Возможно – наша с Томой свадьба. Она и впрямь была необычной. В студенческой столовой на Мичуринском проспекте был весь второй курс факультета журналистики, где мы с Тамарой учились. Тогда не очень большой, но все же больше сотни молодых советских людей – будущих журналистов, опоры советской власти в центре и на местах.
Но, с другой стороны, ближе к нам с Томой, сидело не так уж мало людей, может быть, человек двадцать, не просто совершенно иных по возрасту или положению – так всегда бывает на свадьбах, существенно было то, что это была совсем другая Россия. Было довольно много людей, всего несколько лет назад вернувшихся с Колымы. По-моему, не было Варлама Тихоновича Шаламова и Аркадия Викторовича Белинкова, но точно был замечательный прозаик Сергей Александрович Бондарин с женой Генриеттой Савельевной, поэт Валентин Валентинович Португалов с Любовью Васильевной, Зинаида Константиновна Монакина (учившаяся в Смольном институте) и кто-то еще из моих родных и других подобных знакомых – Колыма присутствовала вполне ощутимо. Собственно, и моими шаферами были Витя Рюмин из Норильска и литературный критик Олег Михайлов, чьей специальностью была литература русской эмиграции. Две России с интересом смотрели друг на друга через длинные заставленные бутылками столы и, я думаю, для Поповых это было очень любопытно. Правда, мой собственный, все менее советский, мир был тоже чужд Поповым, слово «самиздат» произносилось ими с легкой иронией. Даже «Хроника текущих событий», которую как-то принесла к ним в субботу – не я! – Мария Анатольевна Фокина (Вертинская), не вызвала у них особого интереса. Но мои постоянные упоминания то о Синявском, в том числе и тогда, когда он уже был арестован и было еще не ясно, кто это, то об Игоре Александровиче Саце (во время разгрома «Нового мира») или о Варламе Шаламове, рассказов которого упорно не понимал Твардовский («это какие-то очерки»), а я пытался через знакомых сотрудников «Нового мира» внедрить их в журнал, – все это воспринималось ими как что-то небезопасное, но требовавшее серьезного к себе отношения.

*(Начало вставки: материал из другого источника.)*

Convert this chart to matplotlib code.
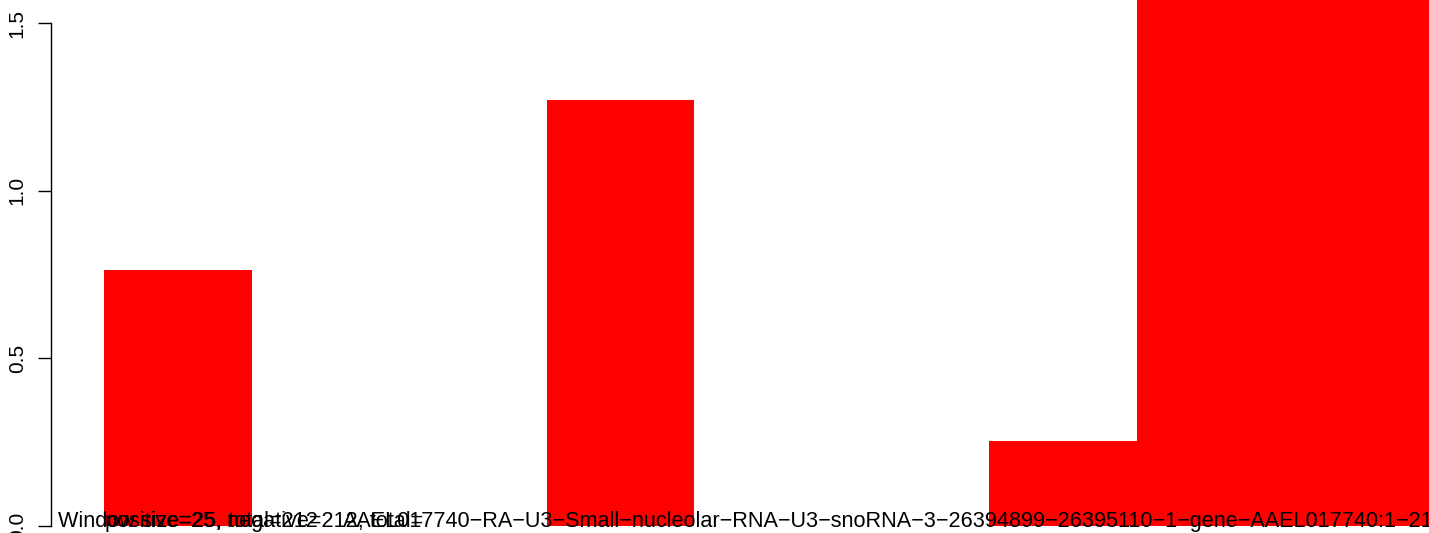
import matplotlib
matplotlib.use("Agg")
import matplotlib.pyplot as plt

# window bins and their scores (last two bins run off the top of the plot)
bins = [0, 1, 2, 3, 4, 5, 6, 7, 8]
scores = [0.763, 0.0, 0.0, 1.27, 0.0, 0.0, 0.253, 1.75, 1.85]
y_ticks = [0.0, 0.5, 1.0, 1.5]
y_tick_labels = ["0.0", "0.5", "1.0", "1.5"]

window_label = "Window size=25, total=212"
count_label = "positive=25, negative=212, total="
gene_label = ("AAEL017740\u2212RA\u2212U3\u2212Small\u2212nucleolar\u2212RNA\u2212U3\u2212"
              "snoRNA\u22123\u221226394899\u221226395110\u22121\u2212gene\u2212AAEL017740:1\u2212212")

W, H = 1429, 533
plt.rcParams['font.family'] = ['Liberation Sans', 'DejaVu Sans']

fig = plt.figure(figsize=(W / 100, H / 100), dpi=100)
ax = fig.add_axes([51 / W, 7 / H, (W - 51) / W, 526 / H])

ax.bar(bins, scores, width=1.0, align='edge', color='#ff0000', linewidth=0)

bar_px = 147.5
x0 = -(104 - 51) / bar_px
ax.set_xlim(x0, x0 + (W - 51) / bar_px)
ax.set_ylim(0, 526 / 335.3)

for side in ['top', 'right', 'bottom']:
    ax.spines[side].set_visible(False)
ax.spines['left'].set_bounds(0, 1.5)
ax.spines['left'].set_linewidth(1.0)
ax.set_xticks([])
ax.set_yticks(y_ticks)
ax.set_yticklabels(y_tick_labels, fontsize=15)
ax.tick_params(axis='y', length=9.4, width=1.0, pad=8)
for lbl in ax.get_yticklabels():
    lbl.set_rotation(90)
    lbl.set_va('center')

# overlapping labels along the bottom, as in the original
base_y = (533 - 527) / H
fs = 15.6
fig.text(58 / W, base_y, window_label, fontsize=fs, va='baseline', ha='left')
fig.text(105 / W, base_y, count_label, fontsize=fs, va='baseline', ha='left')
fig.text(343 / W, base_y, gene_label, fontsize=fs, va='baseline', ha='left')

fig.savefig("out.png", dpi=100)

Они никогда не просили у меня книг, изданных в Париже (кажется, кроме «Дневника моих встреч» Юрия Анненкова), хотя ежедневно видели их у меня, когда мы жили рядом в Троице-Лыкове. Но заметного опасения, отталкивания, не говоря о прямом страхе (все же нельзя забывать, что они пережили двадцатые, тридцатые, сороковые советские годы) у Поповых это не вызывало.
Вспоминается еще один, казалось бы, незначительный эпизод, который, я думаю, для них был достаточно важен. Однажды Татьяна Борисовна повела меня что-то показывать в их микроскопической спаленке (метров восемь квадратных), где почти невозможно было повернуться и уже хотя бы поэтому гости туда обычно не приглашались. Может быть, доставались хлыстовские знамена Боровиковского, которые я потом выкупил или выменял, из большого данцигского шкафа (он занимал если не половину, то четверть комнаты), может быть, речь шла о висевшем там портрете шведской королевы Христины, портрете почти монохромном, серо-черном, какого-то удивительного шведского мастера. Кстати, с этим портретом связана почти неправдоподобная в условиях страшного времени история. В 1940-е годы шведский посол в Москве, граф, владелец средневекового замка, ради этого портрета предложил Татьяне Борисовне выйти за него замуж и уехать в Стокгольм. В темные и нищие сороковые годы за железным советским занавесом, думаю, никто больше не получал предложений не просто выбраться из сталинской Москвы, но стать графиней и быть принятой при королевском дворе.
– Посол, правда, не интересовался женщинами, – мельком заметила Татьяна Борисовна и, конечно, это имело значение. Игорь Николаевич был любимым мужем, что, правда, не демонстрировалось. Не отпускала и другая, несоветская старая Москва, неотъемлемой частью которой ощущала себя Татьяна Борисовна и без которой ей просто нечем было бы дышать. А потому отказалась от предложений и продолжала иногда по полтора часа пешком брести на Выставку Народного хозяйства за мелкими оформительскими заработками, которых не хватало ни на еду, ни на трамвай.
Итак, не помню, о чем шла речь, и я уже не в первый раз посмотрел на висящий рядом с Христиной и четвертым Пиросом – портретом Зданевича – голландский портрет человека лет тридцати пяти в красном колпаке (этот портрет ни от кого не скрывался и в обиходе назывался «Красный колпак» – впрочем, речь о нем заходила редко). Вернувшись на привычное курульное кресло за петровским столом, я сказал несколько неуверенно, но без сомнений:
– Мне кажется, это ранний Рембрандт.
Татьяна Борисовна и Игорь Николаевич единственный раз за двенадцать лет нашей дружбы прежде чем ответить мне, посмотрели друг на друга. У них не было привычки ни переглядываться, ни обсуждать что-либо при посторонних. Они практически никогда друг с другом не спорили, отвечала чаще Татьяна Борисовна, которая вполне могла промолчать, но никогда не лукавила.